The boat seemed to have broken in half, and with all the lights burning brightly, the stern arose into the air, the lights being extinguished as it did so. A moment later the ship plunged beneath the surface.
Karl H. Behr, the well known tennis player, who went to Australia in 1910 with the American team, was one of the Titanic survivors.
He was graduated from Yale in 1906 and later from Columbia, where he took a law degree. This is his statement of his experiences on the night of the disaster.
“We were a party of four, Mr. and Mrs. R. L. Beckwith, Mrs. Beckwith’s daughter, Miss Helen W. Newsom, and myself. Mr. Beckwith and I had stayed up in the smoking room. We left just before it closed for the night.

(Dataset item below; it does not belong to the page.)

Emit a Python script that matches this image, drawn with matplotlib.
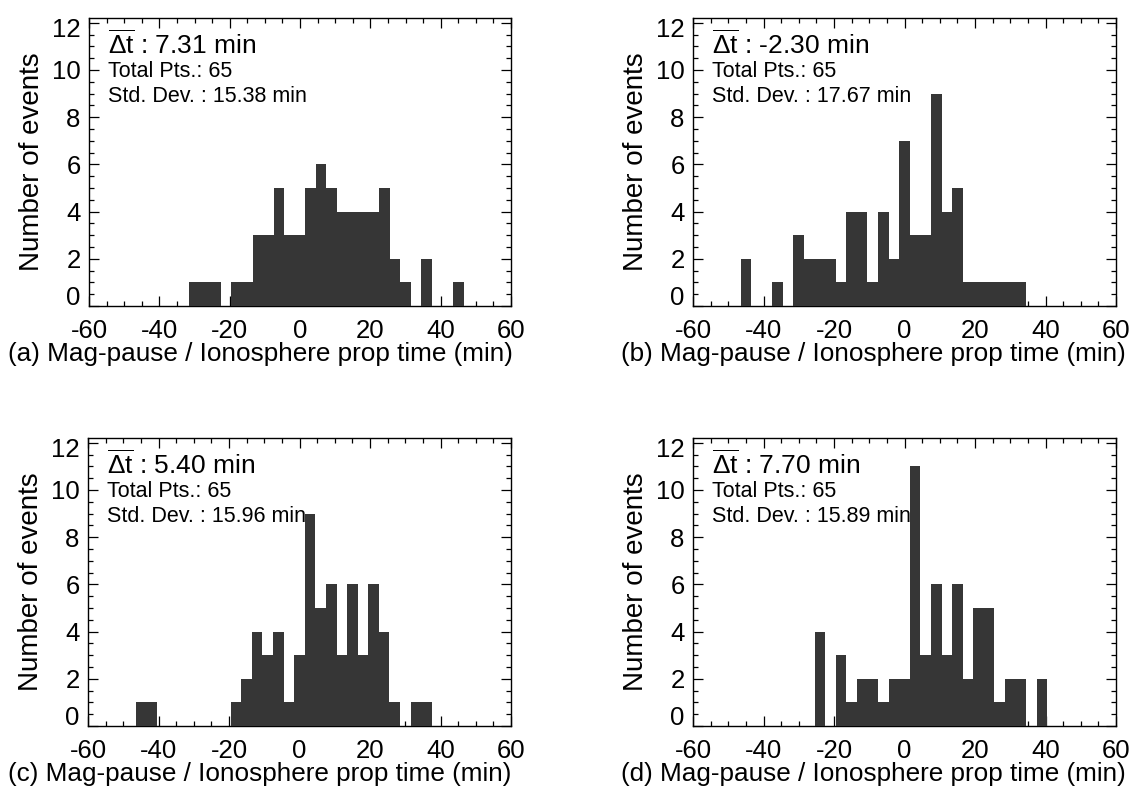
import matplotlib
matplotlib.use("Agg")
import matplotlib.pyplot as plt
from matplotlib.ticker import MultipleLocator
from matplotlib import rcParams
import matplotlib.transforms as mtransforms

rcParams.update({
    "font.family": ["Liberation Sans", "DejaVu Sans"],
    "mathtext.fontset": "custom",
    "mathtext.rm": "Liberation Sans",
    "mathtext.it": "Liberation Sans",
    "mathtext.bf": "Liberation Sans:bold",
    "axes.unicode_minus": False,
})

# histogram bins (centre in min) and counts, 3 min wide bins
a_centers = [-30, -27, -24, -18, -15, -12, -9, -6, -3, 0, 3, 6, 9, 12, 15, 18, 21, 24, 27, 30, 36, 45]
a_counts = [1, 1, 1, 1, 1, 3, 3, 5, 3, 3, 5, 6, 5, 4, 4, 4, 4, 5, 2, 1, 2, 1]

b_centers = [-45, -36, -30, -27, -24, -21, -18, -15, -12, -9, -6, -3, 0, 3, 6, 9, 12, 15,
             18, 21, 24, 27, 30, 33]
b_counts = [2, 1, 3, 2, 2, 2, 1, 4, 4, 1, 4, 2, 7, 3, 3, 9, 4, 5, 1, 1, 1, 1, 1, 1]

c_centers = [-45, -42, -18, -15, -12, -9, -6, -3, 0, 3, 6, 9, 12, 15, 18, 21, 24, 27, 33, 36]
c_counts = [1, 1, 1, 2, 4, 3, 4, 1, 3, 9, 5, 6, 3, 6, 3, 6, 4, 1, 1, 1]

d_centers = [-24, -18, -15, -12, -9, -6, -3, 0, 3, 6, 9, 12, 15, 18, 21, 24, 27, 30, 33, 39]
d_counts = [4, 3, 1, 2, 2, 1, 2, 2, 11, 3, 6, 3, 6, 2, 5, 5, 1, 2, 2, 2]

means = ["7.31", "-2.30", "5.40", "7.70"]
stds = ["15.38", "17.67", "15.96", "15.89"]
total_pts = [65, 65, 65, 65]
letters = ["a", "b", "c", "d"]

W, H = 1143, 796
# axes boxes in pixels: left, right, top, bottom
boxes = [(89, 511, 18, 306), (693, 1116, 18, 306),
         (88, 511, 438, 726), (693, 1116, 438, 726)]
# x centre (pixels) of the bottom caption, it sits left of the axes centre
xlab_centre = [260, 873, 260, 873]

fig = plt.figure(figsize=(W / 100, H / 100), dpi=100)

data = [(a_centers, a_counts), (b_centers, b_counts),
        (c_centers, c_counts), (d_centers, d_counts)]

for i, (l, r, t, b) in enumerate(boxes):
    ax = fig.add_axes([l / W, (H - b) / H, (r - l) / W, (b - t) / H])
    centers, counts = data[i]
    ax.bar(centers, counts, width=3, color='#363636', edgecolor='none', zorder=3)

    ax.set_xlim(-60, 60)
    ax.set_ylim(0, 12.2)
    ax.xaxis.set_major_locator(MultipleLocator(20))
    ax.xaxis.set_minor_locator(MultipleLocator(5))
    ax.yaxis.set_major_locator(MultipleLocator(2))
    ax.yaxis.set_minor_locator(MultipleLocator(0.5))
    ax.tick_params(which='both', direction='in', top=True, right=True,
                   labelsize=18.5, width=0.9)
    ax.tick_params(which='major', length=7)
    ax.tick_params(which='minor', length=3.5)
    ax.tick_params(axis='x', pad=9)
    ax.tick_params(axis='y', pad=6)
    for s in ax.spines.values():
        s.set_linewidth(1.0)

    # IDL-style: end labels pulled inside the box
    fig.canvas.draw()
    for lab in ax.get_yticklabels():
        if lab.get_text() == '0':
            lab.set_va('bottom')
            lab.set_transform(lab.get_transform() + mtransforms.ScaledTranslation(0, -4 / 100, fig.dpi_scale_trans))
        if lab.get_text() == '12':
            lab.set_transform(lab.get_transform() + mtransforms.ScaledTranslation(0, -5 / 100, fig.dpi_scale_trans))

    ax.set_ylabel('Number of events', fontsize=20, labelpad=5)
    ax.set_xlabel('(%s) Mag-pause / Ionosphere prop time (min)' % letters[i], fontsize=18.8)
    ax.xaxis.set_label_coords((xlab_centre[i] - l) / (r - l), -0.165)
    ax.xaxis.label.set_va('center')

    ax.text(0.044, 0.875, r'$\overline{\Delta\mathrm{t}}$ : %s min' % means[i],
            transform=ax.transAxes, fontsize=19, zorder=1)
    ax.text(0.044, 0.795, 'Total Pts.: %d' % total_pts[i],
            transform=ax.transAxes, fontsize=15.5, zorder=1)
    ax.text(0.044, 0.708, 'Std. Dev. : %s min' % stds[i],
            transform=ax.transAxes, fontsize=15.5, zorder=1)

fig.savefig('out.png', dpi=100)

“I went to my stateroom and only partly undressed when I felt a distinct jar run through the whole vessel, which quivered all over. It was distinct enough for me to be certain that we had hit something. I dressed again immediately, my first thought and purpose being to reach my party at once.”
Mr. Behr told of assembling his party and added:
“I knew exactly where the lifeboats were, so Miss Newsom and I and Mr. and Mrs. Beckwith went to the top deck. We waited quietly while the first boat filled and was lowered. It appeared to me to be quite full.
“We then went to the second boat, which was quite full. Mr. Ismay was directing its launching. When Mrs. Beckwith came to the edge of the lifeboat, which was hanging over the sides, she asked Mr. Ismay before attempting to get in whether her men could go with her, and I heard him reply quietly, ‘Why certainly, madam.’ We then got into the boat.
“After we were in the boat we heard Mr. Ismay calling out and asking if there were any more passengers to go in the boat.